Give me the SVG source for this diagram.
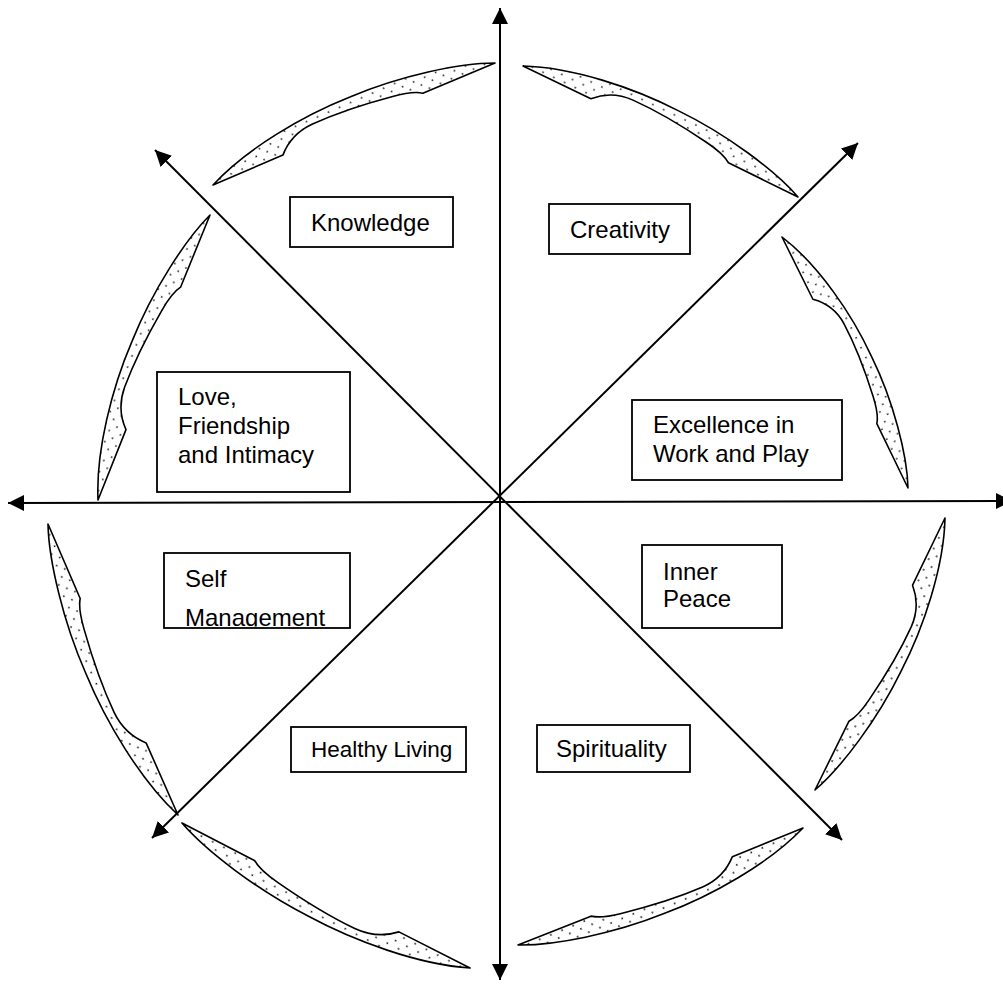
<svg xmlns="http://www.w3.org/2000/svg" width="1003" height="985" viewBox="0 0 1003 985">
<style>
.ax{stroke:#000;stroke-width:2;fill:none}
.cr{fill:url(#dots);stroke:#000;stroke-width:1.6;stroke-linejoin:round}
.bx{fill:#fff;stroke:#000;stroke-width:1.8}
.tx{font-family:"Liberation Sans",Arial,sans-serif;font-size:24px;fill:#000}
</style>
<defs>
<pattern id="dots" width="12" height="12" patternUnits="userSpaceOnUse">
<rect width="12" height="12" fill="#fff"/>
<circle cx="3" cy="3" r="0.9" fill="#222"/>
<circle cx="9" cy="9" r="0.9" fill="#222"/>
</pattern>
<marker id="ah" markerUnits="userSpaceOnUse" markerWidth="16" markerHeight="16" refX="16" refY="8" orient="auto-start-reverse">
<path d="M0,0 L16,8 L0,16 Z" fill="#000"/>
</marker>
<path id="cres" d="M0,0 C45,-20 110,-28 160.6,-26.4 C215,-26 275,-14 307.2,0 L229,-1 C222,-6 214,-8 200,-10 C170,-14.5 140,-17 115,-16.5 C98,-16 86,-10 76,0.3 Z"/>
<clipPath id="clipSelf"><rect x="164" y="553" width="186" height="73.5"/></clipPath>
</defs>
<rect width="1003" height="985" fill="#fff"/>
<g id="rings">
<use href="#cres" class="cr" transform="matrix(0.918,-0.397,0.397,0.918,213,185)"/>
<use href="#cres" class="cr" transform="matrix(0.8952,0.4264,-0.4301,0.9028,523,66)"/>
<use href="#cres" class="cr" transform="matrix(0.4102,0.8171,-0.8936,0.4486,782,237)"/>
<use href="#cres" class="cr" transform="matrix(-0.4232,0.8854,-0.9022,-0.4312,945,518)"/>
<use href="#cres" class="cr" transform="matrix(-0.9277,0.3809,-0.3797,-0.925,803,828)"/>
<use href="#cres" class="cr" transform="matrix(-0.9375,-0.472,0.4497,-0.8933,470,968)"/>
<use href="#cres" class="cr" transform="matrix(-0.4232,-0.9472,0.9236,-0.3836,178,815)"/>
<use href="#cres" class="cr" transform="matrix(0.3646,-0.9277,0.9308,0.3658,98,500)"/>
</g>
<g id="connectors">
<line class="ax" x1="500" y1="8" x2="500" y2="980" marker-start="url(#ah)" marker-end="url(#ah)"/>
<line class="ax" x1="8" y1="503" x2="1012" y2="501" marker-start="url(#ah)" marker-end="url(#ah)"/>
<line class="ax" x1="155" y1="150" x2="842" y2="840" marker-start="url(#ah)" marker-end="url(#ah)"/>
<line class="ax" x1="858" y1="143" x2="152" y2="838" marker-start="url(#ah)" marker-end="url(#ah)"/>
</g>
<g id="knowledge"><rect class="bx" x="290" y="197" width="163" height="50"/><text class="tx" x="311" y="231">Knowledge</text></g>
<g id="creativity"><rect class="bx" x="549" y="204" width="141" height="50"/><text class="tx" x="570" y="238">Creativity</text></g>
<g id="love"><rect class="bx" x="157" y="372" width="193" height="120"/><text class="tx"><tspan x="178" y="405">Love,</tspan><tspan x="178" y="434">Friendship</tspan><tspan x="178" y="463">and Intimacy</tspan></text></g>
<g id="excellence"><rect class="bx" x="632" y="400" width="210" height="80"/><text class="tx"><tspan x="653" y="433">Excellence in</tspan><tspan x="653" y="462">Work and Play</tspan></text></g>
<g id="self"><rect class="bx" x="164" y="553" width="186" height="75"/><text class="tx" clip-path="url(#clipSelf)"><tspan x="185" y="587">Self</tspan><tspan x="185" y="626">Management</tspan></text></g>
<g id="innerpeace"><rect class="bx" x="642" y="545" width="140" height="83"/><text class="tx"><tspan x="663" y="580">Inner</tspan><tspan x="663" y="607">Peace</tspan></text></g>
<g id="healthy"><rect class="bx" x="291" y="727" width="175" height="45"/><text class="tx" x="311" y="757" style="font-size:22.5px">Healthy Living</text></g>
<g id="spirituality"><rect class="bx" x="537" y="725" width="153" height="47"/><text class="tx" x="556" y="757">Spirituality</text></g>
</svg>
+++++
To be done
Leave out the pictures and transcribe everything else exactly.

Written response
Give me the SVG source for this diagram.
<svg xmlns="http://www.w3.org/2000/svg" width="1003" height="985" viewBox="0 0 1003 985">
<style>
.ax{stroke:#000;stroke-width:2;fill:none}
.cr{fill:url(#dots);stroke:#000;stroke-width:1.6;stroke-linejoin:round}
.bx{fill:#fff;stroke:#000;stroke-width:1.8}
.tx{font-family:"Liberation Sans",Arial,sans-serif;font-size:24px;fill:#000}
</style>
<defs>
<pattern id="dots" width="12" height="12" patternUnits="userSpaceOnUse">
<rect width="12" height="12" fill="#fff"/>
<circle cx="3" cy="3" r="0.9" fill="#222"/>
<circle cx="9" cy="9" r="0.9" fill="#222"/>
</pattern>
<marker id="ah" markerUnits="userSpaceOnUse" markerWidth="16" markerHeight="16" refX="16" refY="8" orient="auto-start-reverse">
<path d="M0,0 L16,8 L0,16 Z" fill="#000"/>
</marker>
<path id="cres" d="M0,0 C45,-20 110,-28 160.6,-26.4 C215,-26 275,-14 307.2,0 L229,-1 C222,-6 214,-8 200,-10 C170,-14.5 140,-17 115,-16.5 C98,-16 86,-10 76,0.3 Z"/>
<clipPath id="clipSelf"><rect x="164" y="553" width="186" height="73.5"/></clipPath>
</defs>
<rect width="1003" height="985" fill="#fff"/>
<g id="rings">
<use href="#cres" class="cr" transform="matrix(0.918,-0.397,0.397,0.918,213,185)"/>
<use href="#cres" class="cr" transform="matrix(0.8952,0.4264,-0.4301,0.9028,523,66)"/>
<use href="#cres" class="cr" transform="matrix(0.4102,0.8171,-0.8936,0.4486,782,237)"/>
<use href="#cres" class="cr" transform="matrix(-0.4232,0.8854,-0.9022,-0.4312,945,518)"/>
<use href="#cres" class="cr" transform="matrix(-0.9277,0.3809,-0.3797,-0.925,803,828)"/>
<use href="#cres" class="cr" transform="matrix(-0.9375,-0.472,0.4497,-0.8933,470,968)"/>
<use href="#cres" class="cr" transform="matrix(-0.4232,-0.9472,0.9236,-0.3836,178,815)"/>
<use href="#cres" class="cr" transform="matrix(0.3646,-0.9277,0.9308,0.3658,98,500)"/>
</g>
<g id="connectors">
<line class="ax" x1="500" y1="8" x2="500" y2="980" marker-start="url(#ah)" marker-end="url(#ah)"/>
<line class="ax" x1="8" y1="503" x2="1012" y2="501" marker-start="url(#ah)" marker-end="url(#ah)"/>
<line class="ax" x1="155" y1="150" x2="842" y2="840" marker-start="url(#ah)" marker-end="url(#ah)"/>
<line class="ax" x1="858" y1="143" x2="152" y2="838" marker-start="url(#ah)" marker-end="url(#ah)"/>
</g>
<g id="knowledge"><rect class="bx" x="290" y="197" width="163" height="50"/><text class="tx" x="311" y="231">Knowledge</text></g>
<g id="creativity"><rect class="bx" x="549" y="204" width="141" height="50"/><text class="tx" x="570" y="238">Creativity</text></g>
<g id="love"><rect class="bx" x="157" y="372" width="193" height="120"/><text class="tx"><tspan x="178" y="405">Love,</tspan><tspan x="178" y="434">Friendship</tspan><tspan x="178" y="463">and Intimacy</tspan></text></g>
<g id="excellence"><rect class="bx" x="632" y="400" width="210" height="80"/><text class="tx"><tspan x="653" y="433">Excellence in</tspan><tspan x="653" y="462">Work and Play</tspan></text></g>
<g id="self"><rect class="bx" x="164" y="553" width="186" height="75"/><text class="tx" clip-path="url(#clipSelf)"><tspan x="185" y="587">Self</tspan><tspan x="185" y="626">Management</tspan></text></g>
<g id="innerpeace"><rect class="bx" x="642" y="545" width="140" height="83"/><text class="tx"><tspan x="663" y="580">Inner</tspan><tspan x="663" y="607">Peace</tspan></text></g>
<g id="healthy"><rect class="bx" x="291" y="727" width="175" height="45"/><text class="tx" x="311" y="757" style="font-size:22.5px">Healthy Living</text></g>
<g id="spirituality"><rect class="bx" x="537" y="725" width="153" height="47"/><text class="tx" x="556" y="757">Spirituality</text></g>
</svg>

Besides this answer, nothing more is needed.